─── Source material

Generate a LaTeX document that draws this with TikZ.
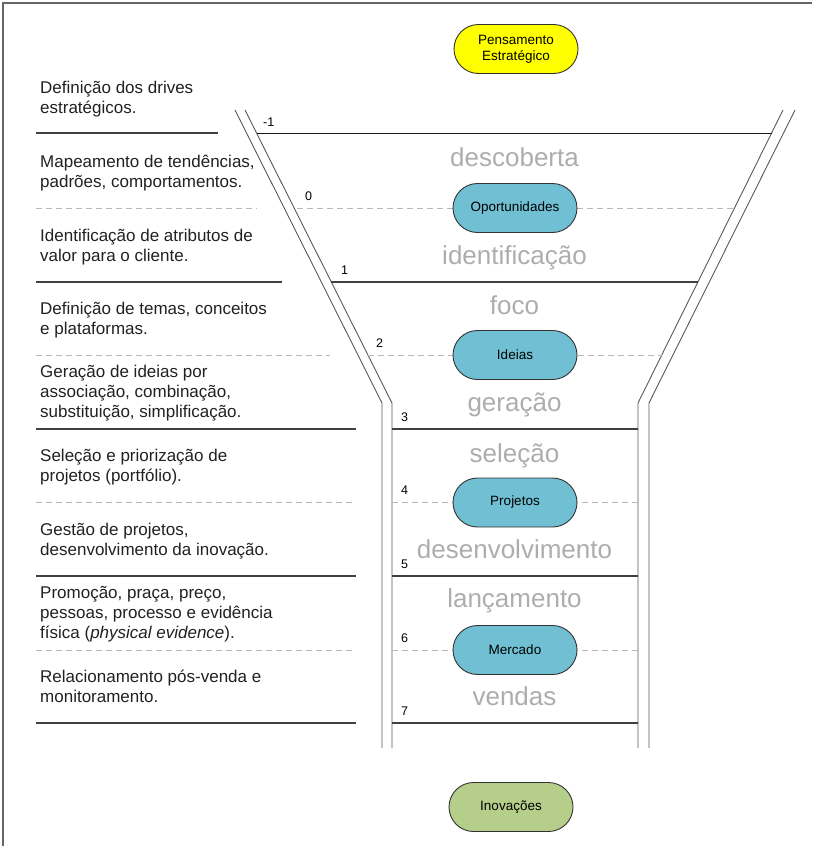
\documentclass[tikz,border=0pt]{standalone}
\usepackage{fontspec}
\setmainfont{Liberation Sans}
\usetikzlibrary{shapes.misc}
\definecolor{pillblue}{RGB}{112,191,211}
\definecolor{pillgreen}{RGB}{181,206,137}
\definecolor{pillyellow}{RGB}{255,255,0}
\tikzset{
  pill/.style={rounded rectangle, draw=black!80, line width=0.9pt, minimum width=124pt, minimum height=49pt, font=\fontsize{13.5}{16}\selectfont, align=center, inner sep=0pt},
  stage/.style={text=black!32, font=\fontsize{26}{30}\selectfont, anchor=base, inner sep=0pt},
  num/.style={font=\fontsize{12.5}{14}\selectfont, anchor=base west, inner sep=0pt},
  desc/.style={font=\fontsize{17}{20}\selectfont, anchor=base west, align=left, inner sep=0pt, text=black!87},
  sep/.style={draw=black!75, line width=1.1pt},
  dsep/.style={draw=black!28, dash pattern=on 6pt off 4pt, line width=1pt},
  wall/.style={draw=black!65, line width=0.9pt}
}
\begin{document}
\begin{tikzpicture}[x=1pt,y=-1pt]
\useasboundingbox (0,0) rectangle (812,846);
% frame
\draw[black!60, line width=1.2pt] (3,846) -- (3,3) -- (812,3);
% funnel walls
\coordinate (LoT) at (235,110); \coordinate (LoB) at (382,403); \coordinate (LoE) at (382,748);
\coordinate (LiT) at (245,110); \coordinate (LiB) at (392,403); \coordinate (LiE) at (392,748);
\coordinate (RiT) at (783,110); \coordinate (RiB) at (638,403); \coordinate (RiE) at (638,748);
\coordinate (RoT) at (795,110); \coordinate (RoB) at (649,403); \coordinate (RoE) at (649,748);
\draw[wall] (LoT) -- (LoB) -- (LoE);
\draw[wall] (LiT) -- (LiB) -- (LiE);
\draw[wall] (RiT) -- (RiB) -- (RiE);
\draw[wall] (RoT) -- (RoB) -- (RoE);
% funnel level lines
\draw[draw=black!90, line width=0.9pt] (257,133) -- (772,133);
\draw[dsep] (297,208) -- (734,208);
\draw[sep] (331,282) -- (698,282);
\draw[dsep] (368,355) -- (662,355);
\draw[sep] (392,429) -- (638,429);
\draw[dsep] (392,502) -- (638,502);
\draw[sep] (392,576) -- (638,576);
\draw[dsep] (392,650) -- (638,650);
\draw[sep] (392,723) -- (638,723);
% left separators
\draw[sep] (36,133) -- (218,133);
\draw[dsep] (36,208) -- (257,208);
\draw[sep] (36,282) -- (282,282);
\draw[dsep] (36,355) -- (330,355);
\draw[sep] (36,429) -- (356,429);
\draw[dsep] (36,502) -- (352,502);
\draw[sep] (36,576) -- (356,576);
\draw[dsep] (36,650) -- (356,650);
\draw[sep] (36,723) -- (356,723);
% level numbers
\node[num] (n-1) at (263,126) {-1};
\node[num] (n0) at (305,200) {0};
\node[num] (n1) at (341,274) {1};
\node[num] (n2) at (376,347) {2};
\node[num] (n3) at (401,421) {3};
\node[num] (n4) at (401,494) {4};
\node[num] (n5) at (401,568) {5};
\node[num] (n6) at (401,642) {6};
\node[num] (n7) at (401,715) {7};
% stage labels
\node[stage] (s1) at (514.5,166) {descoberta};
\node[stage] (s2) at (514.5,264) {identificação};
\node[stage] (s3) at (514.5,314) {foco};
\node[stage] (s4) at (514.5,411) {geração};
\node[stage] (s5) at (514.5,462) {seleção};
\node[stage] (s6) at (514.5,558) {desenvolvimento};
\node[stage] (s7) at (514.5,607) {lançamento};
\node[stage] (s8) at (514.5,705) {vendas};
% pills
\node[pill, fill=pillyellow] (pens) at (516,49) {Pensamento\\Estratégico};
\node[pill, fill=pillblue] (op) at (515,208) {Oportunidades};
\node[pill, fill=pillblue] (ide) at (515,355) {Ideias};
\node[pill, fill=pillblue] (proj) at (515,502.5) {Projetos};
\node[pill, fill=pillblue] (merc) at (515,650) {Mercado};
\node[pill, fill=pillgreen] (inov) at (511,807) {Inovações};
% descriptions (anchor = baseline of last line)
\node[desc] (d1) at (40,113) {Definição dos drives\\estratégicos.};
\node[desc] (d2) at (40,187) {Mapeamento de tendências,\\padrões, comportamentos.};
\node[desc] (d3) at (40,261) {Identificação de atributos de\\valor para o cliente.};
\node[desc] (d4) at (40,334) {Definição de temas, conceitos\\e plataformas.};
\node[desc] (d5) at (40,417) {Geração de ideias por\\associação, combinação,\\substituição, simplificação.};
\node[desc] (d6) at (40,481) {Seleção e priorização de\\projetos (portfólio).};
\node[desc] (d7) at (40,555) {Gestão de projetos,\\desenvolvimento da inovação.};
\node[desc] (d8) at (40,638) {Promoção, praça, preço,\\pessoas, processo e evidência\\física (\textit{physical evidence}).};
\node[desc] (d9) at (40,702) {Relacionamento pós-venda e\\monitoramento.};
\end{tikzpicture}
\end{document}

──────

▶ Stated problem
Reproduce the data word for word, excluding its pictures.

▶ Reply to the exercise
Generate a LaTeX document that draws this with TikZ.
\documentclass[tikz,border=0pt]{standalone}
\usepackage{fontspec}
\setmainfont{Liberation Sans}
\usetikzlibrary{shapes.misc}
\definecolor{pillblue}{RGB}{112,191,211}
\definecolor{pillgreen}{RGB}{181,206,137}
\definecolor{pillyellow}{RGB}{255,255,0}
\tikzset{
  pill/.style={rounded rectangle, draw=black!80, line width=0.9pt, minimum width=124pt, minimum height=49pt, font=\fontsize{13.5}{16}\selectfont, align=center, inner sep=0pt},
  stage/.style={text=black!32, font=\fontsize{26}{30}\selectfont, anchor=base, inner sep=0pt},
  num/.style={font=\fontsize{12.5}{14}\selectfont, anchor=base west, inner sep=0pt},
  desc/.style={font=\fontsize{17}{20}\selectfont, anchor=base west, align=left, inner sep=0pt, text=black!87},
  sep/.style={draw=black!75, line width=1.1pt},
  dsep/.style={draw=black!28, dash pattern=on 6pt off 4pt, line width=1pt},
  wall/.style={draw=black!65, line width=0.9pt}
}
\begin{document}
\begin{tikzpicture}[x=1pt,y=-1pt]
\useasboundingbox (0,0) rectangle (812,846);
% frame
\draw[black!60, line width=1.2pt] (3,846) -- (3,3) -- (812,3);
% funnel walls
\coordinate (LoT) at (235,110); \coordinate (LoB) at (382,403); \coordinate (LoE) at (382,748);
\coordinate (LiT) at (245,110); \coordinate (LiB) at (392,403); \coordinate (LiE) at (392,748);
\coordinate (RiT) at (783,110); \coordinate (RiB) at (638,403); \coordinate (RiE) at (638,748);
\coordinate (RoT) at (795,110); \coordinate (RoB) at (649,403); \coordinate (RoE) at (649,748);
\draw[wall] (LoT) -- (LoB) -- (LoE);
\draw[wall] (LiT) -- (LiB) -- (LiE);
\draw[wall] (RiT) -- (RiB) -- (RiE);
\draw[wall] (RoT) -- (RoB) -- (RoE);
% funnel level lines
\draw[draw=black!90, line width=0.9pt] (257,133) -- (772,133);
\draw[dsep] (297,208) -- (734,208);
\draw[sep] (331,282) -- (698,282);
\draw[dsep] (368,355) -- (662,355);
\draw[sep] (392,429) -- (638,429);
\draw[dsep] (392,502) -- (638,502);
\draw[sep] (392,576) -- (638,576);
\draw[dsep] (392,650) -- (638,650);
\draw[sep] (392,723) -- (638,723);
% left separators
\draw[sep] (36,133) -- (218,133);
\draw[dsep] (36,208) -- (257,208);
\draw[sep] (36,282) -- (282,282);
\draw[dsep] (36,355) -- (330,355);
\draw[sep] (36,429) -- (356,429);
\draw[dsep] (36,502) -- (352,502);
\draw[sep] (36,576) -- (356,576);
\draw[dsep] (36,650) -- (356,650);
\draw[sep] (36,723) -- (356,723);
% level numbers
\node[num] (n-1) at (263,126) {-1};
\node[num] (n0) at (305,200) {0};
\node[num] (n1) at (341,274) {1};
\node[num] (n2) at (376,347) {2};
\node[num] (n3) at (401,421) {3};
\node[num] (n4) at (401,494) {4};
\node[num] (n5) at (401,568) {5};
\node[num] (n6) at (401,642) {6};
\node[num] (n7) at (401,715) {7};
% stage labels
\node[stage] (s1) at (514.5,166) {descoberta};
\node[stage] (s2) at (514.5,264) {identificação};
\node[stage] (s3) at (514.5,314) {foco};
\node[stage] (s4) at (514.5,411) {geração};
\node[stage] (s5) at (514.5,462) {seleção};
\node[stage] (s6) at (514.5,558) {desenvolvimento};
\node[stage] (s7) at (514.5,607) {lançamento};
\node[stage] (s8) at (514.5,705) {vendas};
% pills
\node[pill, fill=pillyellow] (pens) at (516,49) {Pensamento\\Estratégico};
\node[pill, fill=pillblue] (op) at (515,208) {Oportunidades};
\node[pill, fill=pillblue] (ide) at (515,355) {Ideias};
\node[pill, fill=pillblue] (proj) at (515,502.5) {Projetos};
\node[pill, fill=pillblue] (merc) at (515,650) {Mercado};
\node[pill, fill=pillgreen] (inov) at (511,807) {Inovações};
% descriptions (anchor = baseline of last line)
\node[desc] (d1) at (40,113) {Definição dos drives\\estratégicos.};
\node[desc] (d2) at (40,187) {Mapeamento de tendências,\\padrões, comportamentos.};
\node[desc] (d3) at (40,261) {Identificação de atributos de\\valor para o cliente.};
\node[desc] (d4) at (40,334) {Definição de temas, conceitos\\e plataformas.};
\node[desc] (d5) at (40,417) {Geração de ideias por\\associação, combinação,\\substituição, simplificação.};
\node[desc] (d6) at (40,481) {Seleção e priorização de\\projetos (portfólio).};
\node[desc] (d7) at (40,555) {Gestão de projetos,\\desenvolvimento da inovação.};
\node[desc] (d8) at (40,638) {Promoção, praça, preço,\\pessoas, processo e evidência\\física (\textit{physical evidence}).};
\node[desc] (d9) at (40,702) {Relacionamento pós-venda e\\monitoramento.};
\end{tikzpicture}
\end{document}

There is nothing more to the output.